Where briefs go wrong
Three patterns to watch for.
Stuffing context into goal. "Help me figure out the best way to think about whether or not we should consider building a free tier given that we have competitors who have done it..." That's not a goal, it's an avoidance. Cut to the decision: "Help me decide if we should ship a free tier."
Skipping constraints because they feel obvious. Length, tone, and "what to skip" are never obvious. They are the first things to write down.
Vague output. "Give me some thoughts" is not an output. "5 bullets, one sentence each, no preamble" is. Specificity at the end of the brief saves cleanup at the end of the work.
Briefs and voice AI
The whole structure above assumes you're typing. Voice AI changes one thing: you can speak the brief in 20 seconds instead of typing it in 90. The four parts are still the four parts.
"relly, research brief: I'm deciding whether to ship a free tier. Compare Granola and Otter, last 12 months only, cite sources, give me a memo with the strongest arguments either way and a one-line rec." Done. The AI does the work while the meeting keeps moving.
That's the unlock. The skill of briefing transfers; the medium gets faster. (For a deeper take on why typing slows teams down, see Typing is the new bottleneck.)
How to start using these tomorrow
Pick one template. Pin it to your notes app. Use it for every task in that category for one week. By Friday you'll know which lines you keep, which you cut, and which you wish you had. Then move to the next template.
Good briefs aren't a writing exercise. They're a thinking habit. The AI is just the first reader who'll never let you skip a step.
Common questions
How do you brief an AI teammate?
Brief an AI teammate the same way you'd brief a new hire: state the goal, share the context it would otherwise miss, name the constraints, and describe the output you want. Skip any of those four and the result drifts. Templates work because they make the four parts impossible to forget.
What is the difference between a prompt and an AI brief?
A prompt is a single request typed into a chat box. A brief is a structured handoff that includes goal, context, constraints, and output format, which is what an AI teammate needs to act independently. Prompts work for one-off questions. Briefs work for tasks you want done well without follow-up.

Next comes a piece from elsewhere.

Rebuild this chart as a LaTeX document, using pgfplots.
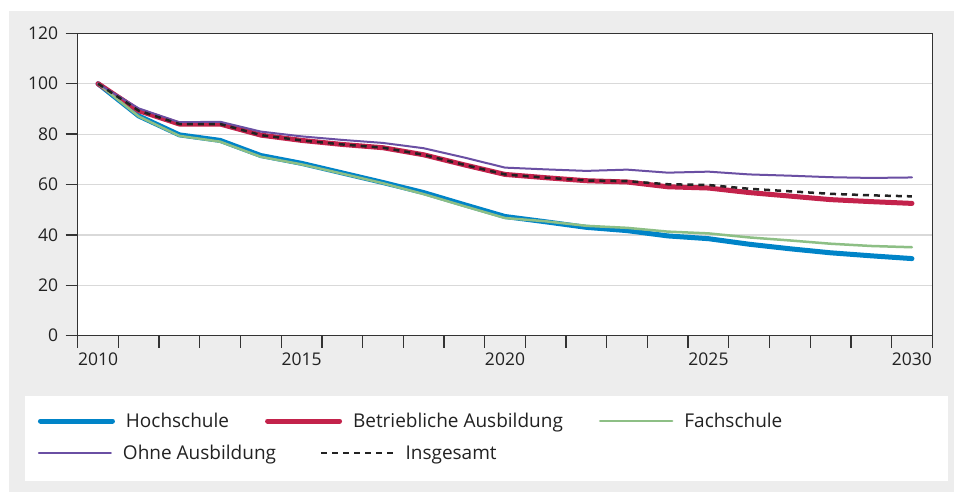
\documentclass[border=0pt]{standalone}
\usepackage{fontspec}
\setmainfont{Open Sans}
\usepackage{pgfplots}
\pgfplotsset{compat=1.18}
\definecolor{bg}{HTML}{EDEDED}
\definecolor{hs}{HTML}{0084C8}
\definecolor{ba}{HTML}{C3224B}
\definecolor{fs}{HTML}{8DBF85}
\definecolor{oa}{HTML}{6A4FA3}
\definecolor{fr}{HTML}{333333}
\definecolor{gr}{HTML}{D9D9D9}
\definecolor{tx}{HTML}{222222}
\pgfplotsset{
  mylegend/.style={
    legend cell align=left,
    legend columns=-1,
    legend style={draw=none, fill=none, inner sep=0pt, outer sep=0pt,
      anchor=west, font=\fontsize{19bp}{22bp}\selectfont, text=tx,
      nodes={inner sep=0pt},
      /tikz/every odd column/.append style={column sep=11bp},
      /tikz/every even column/.append style={column sep=#1}},
    legend image code/.code={\draw[##1] (0bp,0bp) -- (72bp,0bp);},
  },
  mybox/.style={
    at={(77.7bp,-335.7bp)}, anchor=south west,
    scale only axis, width=854.6bp, height=302.4bp,
  }
}
\begin{document}
\begin{tikzpicture}
\fill[white] (0bp,0bp) rectangle (954bp,-492bp);
\fill[bg] (9bp,-11bp) rectangle (954bp,-492bp);
\fill[white] (25bp,-396bp) rectangle (948bp,-481bp);
\begin{axis}[mybox, mylegend=36bp,
  legend style={at={(rel axis cs:-0.0465,-0.2821)}},
  xmin=2009.5, xmax=2030.5, ymin=0, ymax=120,
  xtick={2009.5,2010.5,...,2030.5}, xticklabels={},
  extra x ticks={2010,2015,2020,2025,2030},
  extra x tick labels={2010,2015,2020,2025,2030},
  extra x tick style={major tick length=0pt, tick style={draw=none}},
  ytick={0,20,...,120},
  xtick pos=bottom, ytick pos=left,
  tick align=outside, major tick length=12bp,
  axis line style={fr, line width=1.3bp},
  tick style={fr, line width=1.3bp},
  ymajorgrids, grid style={gr, line width=1.2bp},
  axis background/.style={fill=white},
  tick label style={font=\fontsize{17.5bp}{21bp}\selectfont, text=tx, inner sep=0pt},
  xticklabel style={yshift=-17bp},
  yticklabel style={xshift=-7.4bp},
  /pgf/number format/assume math mode=true,
  every axis plot/.append style={line cap=round, line join=round},
]
\addplot[hs, line width=5bp] coordinates {
(2010,100) (2011,87.2) (2012,79.7) (2013,77.5) (2014,71.5) (2015,68.4) (2016,64.6) (2017,60.8) (2018,56.8) (2019,52.0) (2020,47.3)
(2021,45.2) (2022,43.0) (2023,41.7) (2024,39.6) (2025,38.5) (2026,36.3) (2027,34.5) (2028,32.9) (2029,31.7) (2030,30.6)};
\addlegendentry{Hochschule}
\addplot[ba, line width=5bp] coordinates {
(2010,100) (2011,89.3) (2012,84.0) (2013,84.0) (2014,79.6) (2015,77.5) (2016,75.9) (2017,74.6) (2018,71.8) (2019,67.8) (2020,64.0)
(2021,62.7) (2022,61.5) (2023,61.0) (2024,59.1) (2025,58.6) (2026,56.8) (2027,55.4) (2028,54.0) (2029,53.2) (2030,52.5)};
\addlegendentry{Betriebliche Ausbildung}
\addplot[fs, line width=2.5bp] coordinates {
(2010,100) (2011,87.0) (2012,79.3) (2013,77.0) (2014,71.0) (2015,68.0) (2016,64.3) (2017,60.5) (2018,56.2) (2019,51.4) (2020,46.7)
(2021,45.4) (2022,43.6) (2023,42.8) (2024,41.3) (2025,40.6) (2026,39.0) (2027,37.8) (2028,36.5) (2029,35.6) (2030,35.1)};
\addlegendentry{Fachschule}
\addplot[oa, line width=2bp, forget plot] coordinates {
(2010,100) (2011,90.2) (2012,84.7) (2013,84.9) (2014,81.0) (2015,79.1) (2016,77.7) (2017,76.5) (2018,74.4) (2019,70.7) (2020,66.7)
(2021,66.0) (2022,65.4) (2023,65.9) (2024,64.7) (2025,65.1) (2026,64.0) (2027,63.5) (2028,62.9) (2029,62.6) (2030,62.8)};
\addplot[tx, line width=2.5bp, dash pattern=on 6bp off 5bp, line cap=butt, forget plot] coordinates {
(2010,100) (2011,89.3) (2012,84.0) (2013,84.0) (2014,79.6) (2015,77.5) (2016,75.9) (2017,74.6) (2018,71.8) (2019,67.8) (2020,64.0)
(2021,62.7) (2022,61.6) (2023,61.3) (2024,60.1) (2025,59.8) (2026,58.3) (2027,57.3) (2028,56.3) (2029,55.7) (2030,55.3)};
\end{axis}
\begin{axis}[mybox, mylegend=44bp, hide axis,
  legend style={at={(rel axis cs:-0.0465,-0.3879)}},
  xmin=0, xmax=1, ymin=0, ymax=1]
\addlegendimage{oa, line width=2bp, line cap=round}
\addlegendentry{Ohne Ausbildung}
\addlegendimage{tx, line width=2.5bp, dash pattern=on 6bp off 5bp}
\addlegendentry{Insgesamt}
\end{axis}
\end{tikzpicture}
\end{document}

Should every AI task use a template?
No. Quick lookups, light edits, and exploratory questions don't need a template. Anything with a real output, a deadline, or a stakeholder waiting on the other side benefits from a brief. Use a template when the cost of getting it wrong is higher than the cost of writing the brief.
How long should an AI brief be?
Aim for 4 to 10 lines. A good brief is short enough to read in 20 seconds and specific enough that two people would produce the same output. If your brief is longer than half a page, you're explaining instead of directing, and the AI will spend its budget on the wrong thing.